## begin Source excerpt

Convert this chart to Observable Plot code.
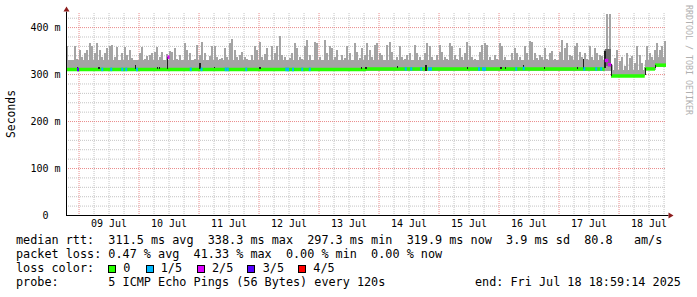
<!DOCTYPE html>
<html><head><meta charset="utf-8">
<script src="https://cdn.jsdelivr.net/npm/d3@7"></script>
<script src="https://cdn.jsdelivr.net/npm/@observablehq/plot@0.6"></script>
<style>
body{margin:0;background:#fff}
#wrap{position:relative;width:697px;height:297px;background:#fff;overflow:hidden;font-family:"DejaVu Sans Mono",monospace}
#chart{position:absolute;left:0;top:0}
.t{position:absolute;white-space:pre;font-size:11.8px;line-height:14px;color:#000}
.box{position:absolute;width:6px;height:6px;border:1px solid #000}
#ylab{position:absolute;left:11px;top:113.5px;transform:translate(-50%,-50%) rotate(-90deg);font-size:11.4px;white-space:pre}
#credit{position:absolute;left:684px;top:5px;writing-mode:vertical-rl;font-size:8.3px;color:#b0b0b0;white-space:pre}
</style></head>
<body><div id="wrap"><div id="chart"></div></div>
<script>
// ---- data ----
const startTime = "2025-07-08T18:59:14Z";
const endTime = "2025-07-18T18:59:14Z";
// hourly max of the ping smoke (ms)
const smokeMax = [
360,330,328,360,333,352,337,345,352,366,359,344,367,351,337,344,355,360,361,337,357,330,344,357,
340,351,334,326,330,344,358,332,338,340,344,348,357,337,348,329,342,350,348,355,333,340,329,366,
351,345,330,332,362,340,369,344,331,338,359,359,337,333,334,356,337,366,374,351,337,341,348,337,
333,330,340,359,352,369,336,342,355,331,359,345,360,381,340,336,329,334,345,366,355,337,332,359,
373,341,330,369,366,337,330,373,344,359,355,337,351,330,341,334,359,344,331,366,348,335,355,340,
366,351,337,362,366,345,341,330,362,369,348,330,337,359,337,332,341,344,331,362,344,337,330,345,
366,359,337,331,340,362,348,337,333,366,359,341,333,355,337,344,369,359,337,333,330,348,362,366,
362,337,330,340,333,366,359,337,331,328,344,355,345,337,331,359,344,371,369,345,335,341,337,355,
333,345,350,333,330,348,373,355,366,341,338,359,366,348,337,344,333,359,337,355,344,340,338,352,
428,428,320,334,351,327,337,318,344,334,339,323,359,340,323,316,359,345,337,352,366,351,359,371
];
// dense smoke band (runs: hour offset from start -> ms)
const smokeFloorStart = [0, 218, 231.5, 235.6];
const smokeFloorValue = [329, 309, 330, 336];
// smoke minimum (runs)
const smokeMinStart = [0, 218, 231.5, 235.6];
const smokeMinValue = [306, 296, 309, 316];
// median rtt (runs)
const medianStart = [0, 120, 215.5, 216.7, 218, 231.5, 235.6];
const medianValue = [311, 312, 330, 321, 297, 312, 320];
// darker smoke
const midSmokeStart = [215.4];
const midSmokeEnd = [218];
const midSmokeLow = [318];
const midSmokeHigh = [353];
// dense (black) smoke columns
const darkHour = [4.4,12.6,13.2,27.5,36.4,37.2,40.4,53.3,59.0,77.3,118.0,119.7,132.4,143.7,160.4,173.7,175.5,182.7,191.1,204.4,206.7,215.3,217.9,231.4,235.5];
const darkLow  = [309,310,310,310,311,311,310,311,312,311,310,311,312,306,311,311,311,312,311,311,310,312,296,297,312];
const darkHigh = [314,314,314,320,315,315,337,324,316,315,316,315,318,320,315,315,316,320,315,315,332,350,321,312,320];
// loss events on the median (hour offset, ms, lost pings of 5)
const lossHour  = [4.4,14.1,17.7,22.1,23.7,28,40.6,49.5,53.8,63.5,64.3,71.7,87.7,88.4,90.4,94.1,97.1,135.5,137.7,141.7,144.8,145.6,164.8,166.4,167.2,179.7,182.7,206.9,211.7,213.7,215.5,216.1,216.7,217.3];
const lossValue = [311,311,311,311,311,311,337,311,311,311,311,311,311,311,311,311,311,312,312,312,312,312,312,312,312,312,313,312,312,312,330,330,321,321];
const lossLevel = [3,1,1,1,1,1,2,1,1,1,1,1,1,1,1,1,1,1,1,1,1,1,1,1,1,1,1,1,1,1,2,2,2,2];
const lossColors = ["#26ff00","#00b8ff","#dd00ff","#5500ff","#ff0000"];
const lossLabels = ["0","1/5","2/5","3/5","4/5"];
const yTicks = [0,100,200,300,400];
const rttLine = "median rtt:  311.5 ms avg  338.3 ms max  297.3 ms min  319.9 ms now  3.9 ms sd  80.8   am/s";
const lossLine = "packet loss: 0.47 % avg  41.33 % max  0.00 % min  0.00 % now";
const colorLabel = "loss color:";
const probeLine = "probe:       5 ICMP Echo Pings (56 Bytes) every 120s";
const endText = "end: Fri Jul 18 18:59:14 2025";

// ---- build ----
const start = new Date(startTime), end = new Date(endTime);
const H = 3600e3;
const at = h => new Date(start.getTime() + h * H);
const runAt = (starts, vals, h) => { let v = vals[0]; starts.forEach((s, i) => { if (h >= s) v = vals[i]; }); return v; };

const floor = smokeFloorStart.map((h, i) => ({x1: at(h), x2: at(i + 1 < smokeFloorStart.length ? smokeFloorStart[i + 1] : 240), y1: smokeMinValue[i], y2: smokeFloorValue[i]}));
const spikes = smokeMax.map((v, i) => ({x1: at(i + 0.15), x2: at(i + 0.85), y1: runAt(smokeMinStart, smokeMinValue, i + 0.5), y2: v}));
const midSmoke = midSmokeStart.map((h, i) => ({x1: at(h), x2: at(midSmokeEnd[i]), y1: midSmokeLow[i], y2: midSmokeHigh[i]}));
const medianSegs = medianStart.map((h, i) => ({x1: at(h), x2: at(i + 1 < medianStart.length ? medianStart[i + 1] : 240), y: medianValue[i]}));
const dark = darkHour.map((h, i) => ({x1: at(h), x2: at(h + 0.5), y1: darkLow[i], y2: darkHigh[i]}));
const loss = lossHour.map((h, i) => ({x1: at(h), x2: at(h + 0.8), y: lossValue[i], c: lossColors[lossLevel[i]]}));

const yMinor = d3.range(20, 440, 20).filter(v => v % 100 !== 0);
const yMajor = d3.range(100, 500, 100);
const hours6 = d3.utcHour.every(6).range(start, end).filter(d => d.getUTCHours() !== 0);
const midnights = d3.utcDay.range(start, end);
const noons = midnights.map(d => d3.utcHour.offset(d, 12)).filter(d => d < end);

const grid = "#c4c4c4", mgrid = "#ea8c8c", smokeGray = "#a4a4a4";
const chart = Plot.plot({
  width: 697, height: 232,
  marginLeft: 66, marginRight: 31, marginTop: 13, marginBottom: 17,
  x: {type: "utc", domain: [start, end]},
  y: {domain: [0, 430]},
  color: {type: "identity"},
  style: {fontFamily: "DejaVu Sans Mono", fontSize: "10px", background: "transparent", color: "#000"},
  marks: [
    Plot.ruleY(yMinor, {stroke: grid, strokeDasharray: "1,1"}),
    Plot.ruleX(hours6, {stroke: grid, strokeDasharray: "1,1"}),
    Plot.ruleY(yMajor, {stroke: mgrid, strokeDasharray: "1,1"}),
    Plot.ruleX(midnights, {stroke: mgrid, strokeDasharray: "1,1"}),
    Plot.rect(floor, {x1: "x1", x2: "x2", y1: "y1", y2: "y2", fill: smokeGray, shapeRendering: "crispEdges"}),
    Plot.rect(spikes, {x1: "x1", x2: "x2", y1: "y1", y2: "y2", fill: smokeGray, shapeRendering: "crispEdges"}),
    Plot.rect(midSmoke, {x1: "x1", x2: "x2", y1: "y1", y2: "y2", fill: "#6e6e6e", shapeRendering: "crispEdges"}),
    Plot.ruleY(medianSegs, {y: "y", x1: "x1", x2: "x2", stroke: lossColors[0], strokeWidth: 3.5}),
    Plot.rect(dark, {x1: "x1", x2: "x2", y1: "y1", y2: "y2", fill: "#1e1e1e", shapeRendering: "crispEdges"}),
    Plot.ruleY(loss, {y: "y", x1: "x1", x2: "x2", stroke: "c", strokeWidth: 3.5}),
    Plot.ruleX([start], {y1: 0, y2: 433, stroke: "#000"}),
    Plot.ruleY([0], {x1: start, x2: at(241), stroke: "#000"}),
    Plot.axisX({ticks: noons, tickFormat: d3.utcFormat("%d %b"), tickSize: 0, tickPadding: 4, label: null}),
    Plot.axisY({ticks: yTicks, tickFormat: d => d === 0 ? "0\u00a0\u00a0" : d + " m", tickSize: 0, tickPadding: 6, label: null})
  ]
});
document.getElementById("chart").appendChild(chart);

// axis arrows placed through the chart's own scales
const sx = chart.scale("x"), sy = chart.scale("y");
const ax = sx.apply(start) + 0.5, ay = sy.apply(433);
const bx = sx.apply(at(241)), by = sy.apply(0) + 0.5;
const svg = d3.select(chart.tagName.toLowerCase() === "svg" ? chart : chart.querySelector("svg"));
svg.append("path").attr("fill", "#8c1c1c")
  .attr("d", `M${ax},${ay - 5}L${ax - 3},${ay}L${ax + 3},${ay}Z`);
svg.append("path").attr("fill", "#8c1c1c")
  .attr("d", `M${bx + 5},${by}L${bx},${by - 3}L${bx},${by + 3}Z`);

// ---- overlay texts ----
const wrap = document.getElementById("wrap");
function txt(x, top, s) { const e = document.createElement("div"); e.className = "t"; e.style.left = x + "px"; e.style.top = top + "px"; e.textContent = s; wrap.appendChild(e); return e; }
const ylab = document.createElement("div"); ylab.id = "ylab"; ylab.textContent = "Seconds"; wrap.appendChild(ylab);
const credit = document.createElement("div"); credit.id = "credit"; credit.textContent = "RRDTOOL / TOBI OETIKER"; wrap.appendChild(credit);

const rowTop = [233.3, 247.3, 261.3, 275.3];
txt(16, rowTop[0], rttLine);
txt(16, rowTop[1], lossLine);
txt(16, rowTop[2], colorLabel);
[108, 146, 196.7, 247.3, 297.7].forEach((x, i) => {
  const b = document.createElement("div"); b.className = "box"; b.style.left = x + "px"; b.style.top = "265px"; b.style.background = lossColors[i]; wrap.appendChild(b);
});
[123.3, 160.7, 212, 262.7, 313.3].forEach((x, i) => txt(x, rowTop[2], lossLabels[i]));
txt(16, rowTop[3], probeLine);
txt(475, rowTop[3], endText);
</script></body></html>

## end Source excerpt

** Written exercise **
Give the number of lines containing the word "chart". No other answer is needed.

** Answer to this exercise **
8